Entre un Président trop loin de ses dossiers sensibles, et un Premier ministre trop éloigné des réalités sociales, le projet de loi El-Khomri facialement porté par une ministre ignorante des relations sociales était bien mal embouché. Assez rapidement, l'entourage CFDT de François Hollande, maladroitement tenu à l'écart de Matignon par un cabinet qui ne comprend rien à la réalité syndicale française, a actionné toutes les manettes nécessaires pour arrêter un train devenu fou. Il n'est toutefois pas sûr qu'il y arrive.

Un des leviers majeurs sur les décisions de François Hollande tient à la Grande Peur quinquennale de la grève générale, du dérapage social incontrôlé, ce que la gauche mélenchonienne appelle le "mouvement social". La perspective que, comme en 68 ou en 36, les Français "débraient" et se rebellent de façon spontanée contre l'ordre social fait partie des grandes angoisses qui hantent les nuits du gouvernement depuis de nombreuses années, et tout particulièrement celles de François Hollande.

On ne le dit pas assez, mais, de droite comme de gauche, le pouvoir exécutif est traversé par les mêmes angoisses shakespeariennes. Le spectre d'un peuple français entrant en rébellion a déterminé bien des revirements élyséens, que ce soit sous Sarkozy ou sous Hollande, et même probablement davantage encore sous Hollande. Alors que Sarkozy tenait assez virilement les syndicats en respect, Hollande a cru, parce qu'il est de gauche, être aimé d'eux sans contreparties. L'histoire lui montre qu'un patron de gauche peut être bien plus haï et vilipendé qu'un patron de droite.

La loi El-Khomri face à un Hollande dépassé

Face à cette Grande Peur, Hollande devrait rapidement enterrer les aspects les plus saillants de ce texte touffu qu'il n'a probablement pas lu, et encore moins compris s'il l'a lu.

C'est en effet un secret de polichinelle : Hollande n'a jamais mis les pieds dans une entreprise (sauf pour des visites de complaisance qui relèvent de la propagande et non de l'apprentissage), et il ne comprend que goutte aux questions de droit du travail. En dehors du prêt-à-penser généraliste véhiculé par Terra Nova sur les bienfaits de la démocratie sociale, il n'a aucune idée qui tienne la route sur ces sujets.

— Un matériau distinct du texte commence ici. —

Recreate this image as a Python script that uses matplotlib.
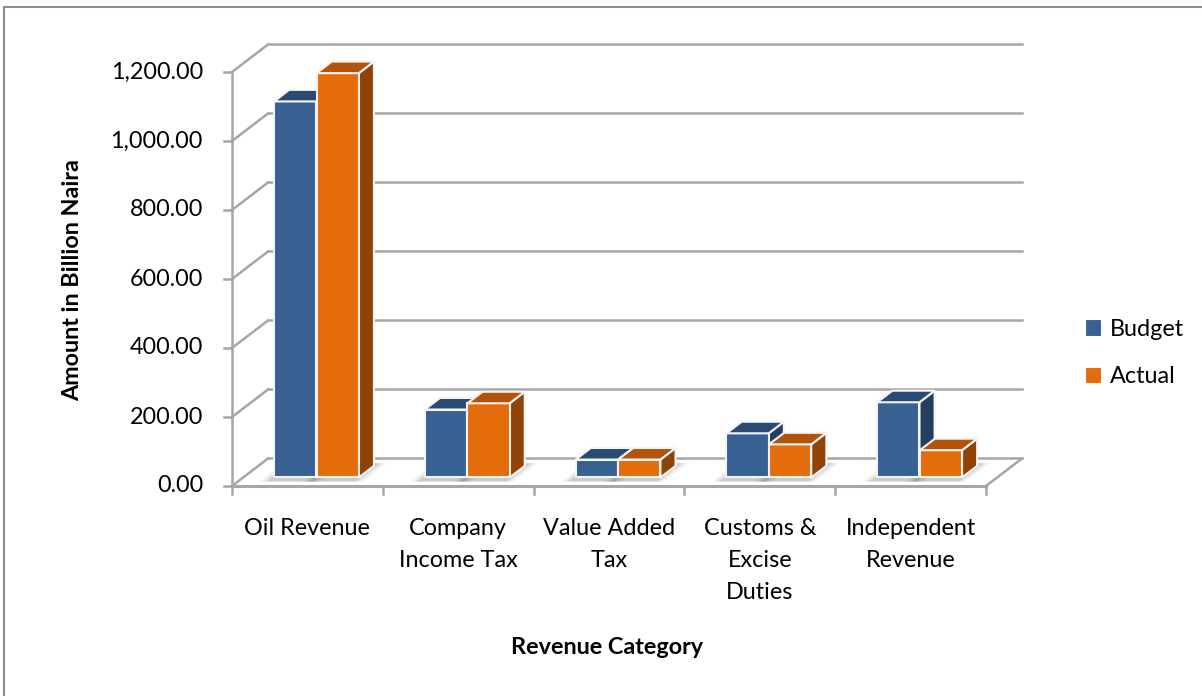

Au vu de sa parfaite incompétence sur l'ensemble des domaines qui concernent l'économie et la croissance du pays qu'il préside, il devrait donc sagement enterrer le texte et laisser son successeur gérer les dégâts de ses palinodies. Il pourra se dire qu'il a sauvé l'essentiel : son pouvoir, le temps de finir son mandat, en écartant un "mouvement social".